Kazdağları’nı yok edecek madencilik faaliyetlerine karşı yaşam savunucularının mücadelesi devam ederken Çanakkale Valiliği’nin, bir madenin ruhsatını onayladığı ortaya çıktı
Kazdağları’nı yok edecek madencilik faaliyetlerine karşı yaşam savunucularının mücadelesi devam ederken Çanakkale Valiliği’nin, bir madenin ruhsatını onayladığı ortaya çıktı
Çanakkale’de Kazdağları’nı yok edecek madencilik faaliyetlerine karşı uzun yıllardır mücadele sürüyor. Mitolojisi, tarihi, kültürü, coğrafyası, kendine özgü tarımsal kaynakları, ekosistemi, endemik bitki türleri ile oksijen deposu olan Kazdağları’nda yapılmak istenen madenlerden birinin ruhsatı onaylandı. Birgün gazetesinin haberine göre, geçtiğimiz günlerde Lapseki’nin Şahinli Köyü’nde yapılmak istenen maden arama faaliyetleri için Gayrı Sıhhi Müessese Ruhsatı, Çanakkale Valiliği tarafından onaylandı.
Çanakkale Çevre Platformu adına İda Dayanışma Derneği’nden İlhan Pirinççiler, Ziraat Mühendisleri Odası’ndan Prof. Dr. Türker Savaş, Prof. Dr. Murat Türkeş ve Hicri Nalbant tarafından 7 Nisan’da yapılan basın açıklamasında “Çanakkale’yi ‘yeryüzü cenneti’ diye niteleyen Sayın Vali Hamza Erkal tarafından imzalanan ruhsat ile bu yeryüzü cenneti büyük yara almıştır” denildi.

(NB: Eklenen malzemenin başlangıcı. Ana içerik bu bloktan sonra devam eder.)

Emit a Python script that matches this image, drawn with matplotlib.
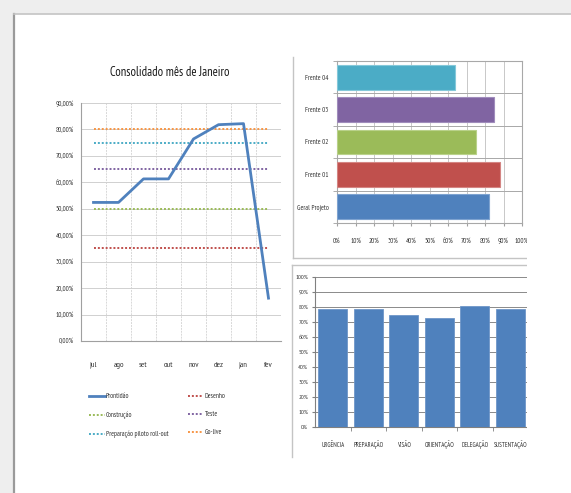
import numpy as np
import matplotlib.pyplot as plt
from matplotlib.patches import Rectangle
from matplotlib.lines import Line2D

# dados do gráfico de linhas
meses = ['jul', 'ago', 'set', 'out', 'nov', 'dez', 'jan', 'fev']
prontidao = [52.4, 52.4, 61.3, 61.3, 76.4, 81.8, 82.2, 16.2]
metas = {'Desenho': 35, 'Construção': 50, 'Teste': 65,
         'Preparação piloto roll-out': 75, 'Go-live': 80}

# dados das frentes
frentes = ['Geral Projeto', 'Frente 01', 'Frente 02', 'Frente 03', 'Frente 04']
frentes_val = [82, 88, 75, 85, 64]

# dados das dimensões
dimensoes = ['URGÊNCIA', 'PREPARAÇÃO', 'VISÃO', 'ORIENTAÇÃO', 'DELEGAÇÃO', 'SUSTENTAÇÃO']
dimensoes_val = [79, 79, 75, 73, 81, 79]

azul = '#4F81BD'
cores_metas = {'Desenho': '#C0504D', 'Construção': '#9BBB59', 'Teste': '#8064A2',
               'Preparação piloto roll-out': '#4BACC6', 'Go-live': '#F79646'}
cores_frentes = ['#4F81BD', '#C0504D', '#9BBB59', '#8064A2', '#4BACC6']

plt.rcParams['font.family'] = ['PT Sans Narrow', 'DejaVu Sans']

W, H = 571, 493
fig = plt.figure(figsize=(W / 100, H / 100), dpi=100)
fig.patch.set_facecolor('#eeeeee')


def px(x0, y0, x1, y1):
    """caixa em pixels (topo-esquerda) -> coords da figura"""
    return [x0 / W, 1 - y1 / H, (x1 - x0) / W, (y1 - y0) / H]


# painel branco
fig.patches.append(Rectangle((14 / W, 0), 1, 1 - 14 / H, transform=fig.transFigure,
                             facecolor='white', edgecolor='none', zorder=-1))
fig.lines.append(Line2D([14 / W, 14 / W], [0, 1 - 14 / H], transform=fig.transFigure,
                        color='#9a9a9a', lw=1.6))
fig.lines.append(Line2D([14 / W, 1], [1 - 14 / H, 1 - 14 / H], transform=fig.transFigure,
                        color='#c4c4c4', lw=1.2))

# ---- gráfico de linhas ----
ax = fig.add_axes(px(81, 103, 281, 341))
ax.patch.set_alpha(0)
x = np.arange(len(meses))
for nome, v in metas.items():
    ax.plot(x, [v] * len(x), ls=(0, (1, 1)), lw=1.4, color=cores_metas[nome], label=nome)
ax.plot(x, prontidao, color=azul, lw=2.0, label='Prontidão', zorder=5)
ax.set_xlim(-0.5, len(meses) - 0.5)
ax.set_ylim(0, 90)
ax.set_yticks(np.arange(0, 91, 10))
ax.set_yticklabels([f'{v:.2f}%'.replace('.', ',') for v in np.arange(0, 91, 10)])
ax.set_xticks(x)
ax.set_xticklabels(meses)
ax.set_xticks(np.arange(0.5, len(meses) - 1, 1), minor=True)
ax.grid(True, axis='y', color='#d0d0d0', lw=0.7)
ax.grid(True, axis='x', which='minor', color='#d8d8d8', lw=0.7, ls=(0, (2, 1)))
ax.tick_params(axis='y', labelsize=5, length=0, pad=5, colors='#333333')
ax.tick_params(axis='x', which='major', labelsize=6, length=0, pad=15, colors='#333333')
ax.tick_params(axis='x', which='minor', length=0)
for s in ['top', 'right']:
    ax.spines[s].set_visible(False)
for s in ['left', 'bottom']:
    ax.spines[s].set_color('#a0a0a0')
    ax.spines[s].set_linewidth(0.8)
fig.text(170 / W, 1 - 73 / H, 'Consolidado mês de Janeiro', ha='center', va='center',
         fontsize=9, color='#1a1a1a')

hs, ls = ax.get_legend_handles_labels()
ordem = ['Prontidão', 'Construção', 'Preparação piloto roll-out', 'Desenho', 'Teste', 'Go-live']
hmap = dict(zip(ls, hs))
ax.legend([hmap[k] for k in ordem], ordem, ncol=2, frameon=False, fontsize=5,
          loc='upper left', bbox_to_anchor=(0.01, -0.192), handlelength=2.2,
          handletextpad=0.2, labelspacing=1.62, columnspacing=2.8, labelcolor='#333333')

# ---- frentes (barras horizontais) ----
ax2 = fig.add_axes(px(337, 61, 522, 223))
y = np.arange(len(frentes))
ax2.barh(y, frentes_val, height=0.77, color=cores_frentes,
         edgecolor=['#7ea3d0', '#d48583', '#b9d18a', '#a08cbc', '#84c8d9'], lw=0.8, zorder=3)
ax2.set_xlim(0, 100)
ax2.set_ylim(-0.5, len(frentes) - 0.5)
ax2.set_xticks(np.arange(0, 101, 10))
ax2.set_xticklabels([f'{v}%' for v in range(0, 101, 10)])
ax2.set_yticks(y)
ax2.set_yticklabels(frentes)
ax2.set_yticks(np.arange(-0.5, len(frentes), 1), minor=True)
ax2.grid(True, axis='x', color='#c8c8c8', lw=0.7)
ax2.grid(True, axis='y', which='minor', color='#a8a8a8', lw=0.7)
ax2.tick_params(axis='x', labelsize=5, length=2, pad=9, colors='#333333', color='#a0a0a0')
ax2.tick_params(axis='y', labelsize=5, length=0, pad=6, colors='#333333')
ax2.tick_params(axis='y', which='minor', length=3, color='#a0a0a0')
for s in ax2.spines.values():
    s.set_color('#a8a8a8')
    s.set_linewidth(0.8)

# ---- dimensões (colunas) ----
ax3 = fig.add_axes(px(315, 277, 528, 427))
xc = np.arange(len(dimensoes))
ax3.bar(xc, dimensoes_val, width=0.82, color=azul, edgecolor='#6f96c8', lw=0.6, zorder=3)
ax3.set_xlim(-0.5, len(dimensoes) - 0.5)
ax3.set_ylim(0, 100)
ax3.set_yticks(np.arange(0, 101, 10))
ax3.set_yticklabels([f'{v}%' for v in range(0, 101, 10)])
ax3.set_xticks(xc)
ax3.set_xticklabels(dimensoes)
ax3.set_xticks(np.arange(0.5, len(dimensoes) - 1, 1), minor=True)
ax3.grid(True, axis='y', color='#8a8a8a', lw=0.7)
ax3.tick_params(axis='y', labelsize=4.6, length=2, pad=3, colors='#333333', color='#808080')
ax3.tick_params(axis='x', which='major', labelsize=4.7, length=0, pad=14.5, colors='#333333')
ax3.tick_params(axis='x', which='minor', length=3, color='#808080')
for lab in ax3.get_xticklabels():
    lab.set_va('baseline')
for s in ['top', 'right']:
    ax3.spines[s].set_visible(False)
for s in ['left', 'bottom']:
    ax3.spines[s].set_color('#808080')
    ax3.spines[s].set_linewidth(0.8)

# molduras dos gráficos da direita
moldura = '#c4c4c4'
for xs, ys in [([293, 293], [57, 258]), ([293, 527], [258, 258]),
               ([292, 292], [265, 457]), ([292, 527], [265, 265])]:
    fig.lines.append(Line2D([v / W for v in xs], [1 - v / H for v in ys],
                            transform=fig.transFigure, color=moldura, lw=1.0))

# recorte à direita (a captura corta os gráficos)
fig.patches.append(Rectangle((527 / W, 0), 40 / W, 1 - 40 / H, transform=fig.transFigure,
                             facecolor='white', edgecolor='none', zorder=10))

fig.savefig('out.png', dpi=100)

Açıklama sonrasında söz alan Hicri Nalbant bölgenin çevresel mücadele geçmişini anlattığı konuşmasında, “Firma yıllar önceki ÇED başvurusunda 6 çalışanlı, 43 bin ton rezervi çıkaracak bir tesis kuracağını açıklamıştı. Biz o zaman da bunun aldatmaca olduğunu söyledik. Sonra firma bizi doğrular nitelikte eski ÇED başvurusunu geri çekti. Yeni başvurusunda ise eski rezervin tam 186 katı, yani 8 milyon ton maden için, üstelik siyanürle zenginleştirerek bir madencilik faaliyetine gireceğini belirtti. Biz Vali’ye gerekli tüm bilgileri hem yazılı, hem de sözlü verdik. Gerekirse detaylı rapor sunabileceğimizi de belirtmemize rağmen, bize herhangi bir dönüş olmadı, 23 Mart tarihinde de Vali Hamza Erkal bu ruhsatı imzaladı. Çanakkale doğasına büyük zarar verecek ve tarihte bir ilk olan bu ruhsata keşke Hamza Erkal imza atmasaydı” dedi.

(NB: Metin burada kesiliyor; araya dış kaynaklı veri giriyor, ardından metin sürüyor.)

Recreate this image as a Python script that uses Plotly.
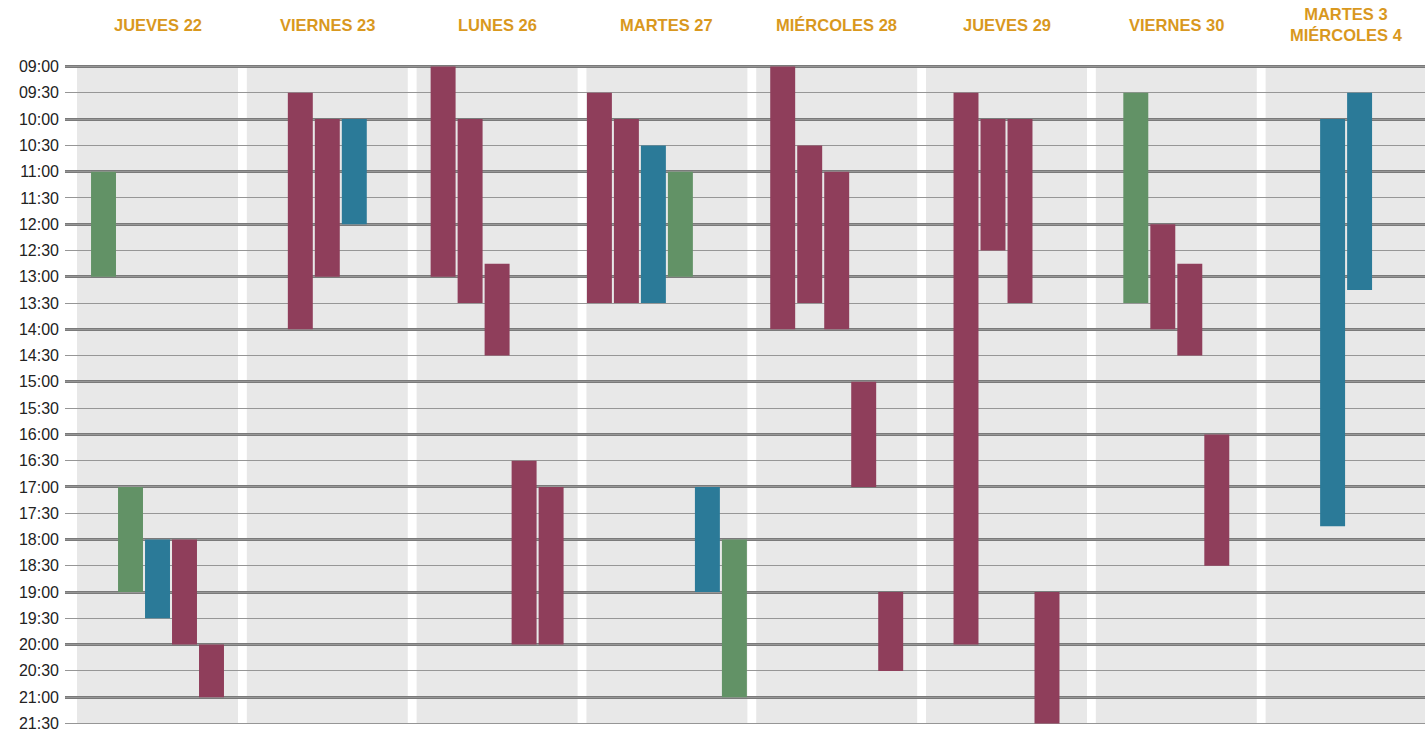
import plotly.graph_objects as go

# ---- data ----
days = ["JUEVES 22", "VIERNES 23", "LUNES 26", "MARTES 27", "MIÉRCOLES 28",
        "JUEVES 29", "VIERNES 30", "MARTES 3<br>MIÉRCOLES 4"]

# one entry per bar (in left-to-right order within each day)
bar_day = [0, 0, 0, 0, 0,
           1, 1, 1,
           2, 2, 2, 2, 2,
           3, 3, 3, 3, 3, 3,
           4, 4, 4, 4, 4,
           5, 5, 5, 5,
           6, 6, 6, 6,
           7, 7]
bar_start = [11, 17, 18, 18, 20,
             9.5, 10, 10,
             9, 10, 12.75, 16.5, 17,
             9.5, 10, 10.5, 11, 17, 18,
             9, 10.5, 11, 15, 19,
             9.5, 10, 10, 19,
             9.5, 12, 12.75, 16,
             10, 9.5]
bar_end = [13, 19, 19.5, 20, 21,
           14, 13, 12,
           13, 13.5, 14.5, 20, 20,
           13.5, 13.5, 13.5, 13, 19, 21,
           14, 13.5, 14, 17, 20.5,
           20, 12.5, 13.5, 21.5,
           13.5, 14, 14.5, 18.5,
           17.75, 13.25]
bar_type = ["g", "g", "b", "m", "m",
            "m", "m", "b",
            "m", "m", "m", "m", "m",
            "m", "m", "b", "g", "b", "g",
            "m", "m", "m", "m", "m",
            "m", "m", "m", "m",
            "g", "m", "m", "m",
            "b", "b"]

type_colors = {"m": "#8F3E5B", "b": "#2B7A98", "g": "#629266"}

tick_vals = [9 + 0.5 * i for i in range(26)]
tick_text = [f"{int(v):02d}:{'30' if v % 1 else '00'}" for v in tick_vals]
hour_vals = [v for v in tick_vals if v % 1 == 0]

# ---- layout geometry ----
STEP = 0.159
BAR_W = 0.147
COL_HALF = 0.474

counts = {}
for d in bar_day:
    counts[d] = counts.get(d, 0) + 1
seen = {}
bar_x = []
for d in bar_day:
    k = seen.get(d, 0)
    seen[d] = k + 1
    n = counts[d]
    bar_x.append(d + (k - (n - 1) / 2) * STEP)

fig = go.Figure()
for t in ["m", "b", "g"]:
    idx = [i for i, tt in enumerate(bar_type) if tt == t]
    fig.add_trace(go.Bar(
        x=[bar_x[i] for i in idx],
        base=[bar_start[i] for i in idx],
        y=[bar_end[i] - bar_start[i] for i in idx],
        width=BAR_W,
        marker=dict(color=type_colors[t], line=dict(width=0)),
        showlegend=False,
        hoverinfo="skip",
    ))

shapes = []
for d in range(len(days)):
    shapes.append(dict(type="rect", xref="x", yref="y",
                       x0=d - COL_HALF, x1=d + COL_HALF, y0=9, y1=21.5,
                       fillcolor="#E8E8E8", line=dict(width=0), layer="below"))

annotations = []
for d, name in enumerate(days):
    annotations.append(dict(x=d, xref="x", y=1.0613, yref="paper",
                            text=f"<b>{name}</b>", showarrow=False,
                            xanchor="center", yanchor="middle",
                            font=dict(size=16.5, color="#D9981E",
                                      family="Arial, Liberation Sans, sans-serif")))

fig.update_layout(
    width=1425, height=733,
    margin=dict(l=65, r=0, t=65.4, b=8.4),
    plot_bgcolor="white", paper_bgcolor="white",
    barmode="overlay",
    font=dict(family="Arial, Liberation Sans, sans-serif", color="#222222"),
    xaxis=dict(range=[-0.5448, 7.4647], showgrid=False, zeroline=False,
               showticklabels=False, fixedrange=True),
    yaxis=dict(range=[21.53, 8.97], tickvals=tick_vals, ticktext=tick_text,
               showgrid=True, gridcolor="#969696", gridwidth=1.3,
               minor=dict(tickvals=hour_vals, showgrid=True,
                          gridcolor="#7a7a7a", gridwidth=2.5),
               zeroline=False, ticks="",
               tickfont=dict(size=16, color="#222222"), ticklabelstandoff=5,
               fixedrange=True),
    shapes=shapes,
    annotations=annotations,
)

fig.write_html("out.html", config={"displayModeBar": False},
               post_script="document.body.style.margin='0';document.body.style.overflow='hidden';")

Platform, bölgede halen faaliyet gösteren 10 dolayında altın-gümüş şirketi için bu kararın yol olacağını belirtiyor. Köylüye projeyi kabul etmesi için sosyal baskı oluşturulduğununun da altının çizildiği toplantıda, platformun yeniden dava açmaya hazırlandığı da duyuruldu.
Ayrıca basın açıklamasında, Lapseki’de yetişen kiraz, şeftali ve elma başta olmak üzere birçok meyvenin Türkiye’nin hatta Dünya’nın en iyisi olduğu, bölge insanının geçim kaynağının tarım olduğu ve bu bölgede siyanürle zenginleştirilerek bir maden aramanın doğa için geri dönülmez olumsuz sonuçlar doğuracağı da belirtildi.